The question of the supply of nuclear weapons to the West German army did not arise.

In the course of his conversations with Mr. Gilpatric did the right hon. Gentleman tell him that Great Britain was bearing a disproportionately high share of the total burden of Western defence, as pointed out in the White Paper of 1957? If the right hon. Gentleman still believes that, why is he going to call up those conscripts who are the youngest and the least able to resist conscription?

That is quite a different question. Mr. Gilpatric. no doubt, had taken note of the recent statement by N.A.T.O. that this country's foreign exchange burden, as a result of our fulfilling our N.A.T.O. commitments, is a very heavy one indeed.
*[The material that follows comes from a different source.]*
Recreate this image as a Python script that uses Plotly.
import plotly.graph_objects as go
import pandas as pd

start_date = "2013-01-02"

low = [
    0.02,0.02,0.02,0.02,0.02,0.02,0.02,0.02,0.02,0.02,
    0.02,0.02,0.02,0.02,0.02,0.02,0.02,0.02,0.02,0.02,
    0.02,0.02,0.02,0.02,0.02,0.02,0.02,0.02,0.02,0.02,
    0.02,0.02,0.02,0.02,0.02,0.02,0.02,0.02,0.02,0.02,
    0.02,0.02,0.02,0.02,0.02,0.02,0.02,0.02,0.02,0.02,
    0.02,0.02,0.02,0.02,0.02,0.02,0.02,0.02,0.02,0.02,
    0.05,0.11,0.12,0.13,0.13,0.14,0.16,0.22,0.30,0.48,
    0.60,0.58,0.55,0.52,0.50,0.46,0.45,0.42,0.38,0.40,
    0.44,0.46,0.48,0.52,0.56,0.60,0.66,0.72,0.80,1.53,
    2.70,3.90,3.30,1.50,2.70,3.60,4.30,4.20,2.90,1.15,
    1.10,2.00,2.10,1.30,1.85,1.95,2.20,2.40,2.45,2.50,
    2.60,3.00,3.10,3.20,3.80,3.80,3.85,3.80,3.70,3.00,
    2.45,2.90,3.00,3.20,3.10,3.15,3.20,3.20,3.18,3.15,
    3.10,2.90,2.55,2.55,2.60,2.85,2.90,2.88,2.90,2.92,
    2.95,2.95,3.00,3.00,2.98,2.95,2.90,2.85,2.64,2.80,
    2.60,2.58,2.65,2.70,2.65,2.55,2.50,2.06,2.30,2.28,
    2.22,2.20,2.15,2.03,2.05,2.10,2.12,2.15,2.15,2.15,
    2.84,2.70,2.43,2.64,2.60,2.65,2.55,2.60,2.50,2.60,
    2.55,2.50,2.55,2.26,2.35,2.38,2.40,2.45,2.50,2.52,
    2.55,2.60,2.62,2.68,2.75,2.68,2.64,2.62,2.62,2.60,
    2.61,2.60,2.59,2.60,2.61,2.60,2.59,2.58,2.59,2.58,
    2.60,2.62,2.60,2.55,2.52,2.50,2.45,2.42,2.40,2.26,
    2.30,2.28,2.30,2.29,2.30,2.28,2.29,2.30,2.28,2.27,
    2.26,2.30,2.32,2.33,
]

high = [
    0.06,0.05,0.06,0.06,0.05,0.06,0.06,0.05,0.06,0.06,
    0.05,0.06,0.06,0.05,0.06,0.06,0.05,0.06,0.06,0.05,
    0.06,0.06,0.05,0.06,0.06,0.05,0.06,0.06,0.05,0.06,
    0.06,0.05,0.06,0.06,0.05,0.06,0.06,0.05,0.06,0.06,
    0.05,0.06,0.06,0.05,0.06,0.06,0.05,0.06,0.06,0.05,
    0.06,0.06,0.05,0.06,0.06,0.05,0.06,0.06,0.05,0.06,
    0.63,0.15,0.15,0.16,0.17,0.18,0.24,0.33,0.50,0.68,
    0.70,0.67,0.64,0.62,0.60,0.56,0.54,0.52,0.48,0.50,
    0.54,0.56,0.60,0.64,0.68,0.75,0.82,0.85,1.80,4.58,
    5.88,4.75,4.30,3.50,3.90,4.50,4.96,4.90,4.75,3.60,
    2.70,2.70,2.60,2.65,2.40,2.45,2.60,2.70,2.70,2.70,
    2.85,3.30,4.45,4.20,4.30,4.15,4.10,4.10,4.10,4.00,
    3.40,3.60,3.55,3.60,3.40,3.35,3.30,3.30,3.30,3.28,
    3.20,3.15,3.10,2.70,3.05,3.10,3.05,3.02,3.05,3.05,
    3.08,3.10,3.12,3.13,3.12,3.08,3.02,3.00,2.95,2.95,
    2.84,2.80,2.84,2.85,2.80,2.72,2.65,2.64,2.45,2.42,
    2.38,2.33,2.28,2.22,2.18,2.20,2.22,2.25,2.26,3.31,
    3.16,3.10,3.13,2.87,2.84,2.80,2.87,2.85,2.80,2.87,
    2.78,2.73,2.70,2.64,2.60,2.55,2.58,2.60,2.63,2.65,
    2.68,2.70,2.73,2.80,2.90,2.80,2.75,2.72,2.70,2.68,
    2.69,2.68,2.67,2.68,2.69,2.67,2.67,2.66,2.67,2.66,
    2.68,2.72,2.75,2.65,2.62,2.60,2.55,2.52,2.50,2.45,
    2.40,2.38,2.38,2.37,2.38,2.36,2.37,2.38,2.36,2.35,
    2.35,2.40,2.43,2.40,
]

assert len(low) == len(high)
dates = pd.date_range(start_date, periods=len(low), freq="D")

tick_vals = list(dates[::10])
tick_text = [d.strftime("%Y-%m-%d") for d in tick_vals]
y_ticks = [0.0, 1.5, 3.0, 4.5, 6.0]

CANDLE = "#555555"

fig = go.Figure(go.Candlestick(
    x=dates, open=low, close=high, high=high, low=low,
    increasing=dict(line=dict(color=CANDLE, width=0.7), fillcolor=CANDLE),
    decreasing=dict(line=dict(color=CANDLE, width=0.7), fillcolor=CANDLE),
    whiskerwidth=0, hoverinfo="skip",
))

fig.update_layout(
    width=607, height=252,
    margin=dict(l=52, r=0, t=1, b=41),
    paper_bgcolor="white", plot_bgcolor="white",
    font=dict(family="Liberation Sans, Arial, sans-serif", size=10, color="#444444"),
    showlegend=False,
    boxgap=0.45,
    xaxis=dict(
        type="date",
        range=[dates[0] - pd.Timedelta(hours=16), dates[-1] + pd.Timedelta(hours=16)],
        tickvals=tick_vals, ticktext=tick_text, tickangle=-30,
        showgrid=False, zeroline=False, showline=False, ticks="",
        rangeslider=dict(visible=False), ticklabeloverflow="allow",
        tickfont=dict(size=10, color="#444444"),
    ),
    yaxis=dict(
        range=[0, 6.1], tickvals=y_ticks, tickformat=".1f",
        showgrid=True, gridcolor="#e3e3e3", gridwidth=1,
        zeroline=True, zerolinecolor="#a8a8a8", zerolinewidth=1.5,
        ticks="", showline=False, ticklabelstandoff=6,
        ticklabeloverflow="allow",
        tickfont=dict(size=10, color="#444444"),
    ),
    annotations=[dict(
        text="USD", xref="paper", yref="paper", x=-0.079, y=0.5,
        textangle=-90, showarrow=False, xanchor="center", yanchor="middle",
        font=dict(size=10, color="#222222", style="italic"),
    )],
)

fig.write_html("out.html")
The right hon. Gentleman says that his conversation with Mr. Gilpatric was informal, but is he not aware that the week before conversations had taken place between Mr. Gilpatric and the West German Government and that announcements were made about agreements reached about the supply of nuclear weapons to the West German Government? The right hon. Gentleman says that this matter did not arise in the conversations, but does he not think it was his duty to raise such an important matter and to report to this House what proposals the Government agreed to about the supply of nuclear weapons to Germany? Does he not realise that the peace of the whole world may depend on this subject?

I do not accept at all the hon. Gentleman's view of what arrangements have been made between the American Government and the West German Government as necessarily the correct one. Anyway, my Answer was perfectly correct;that is to say, this matter was not discussed.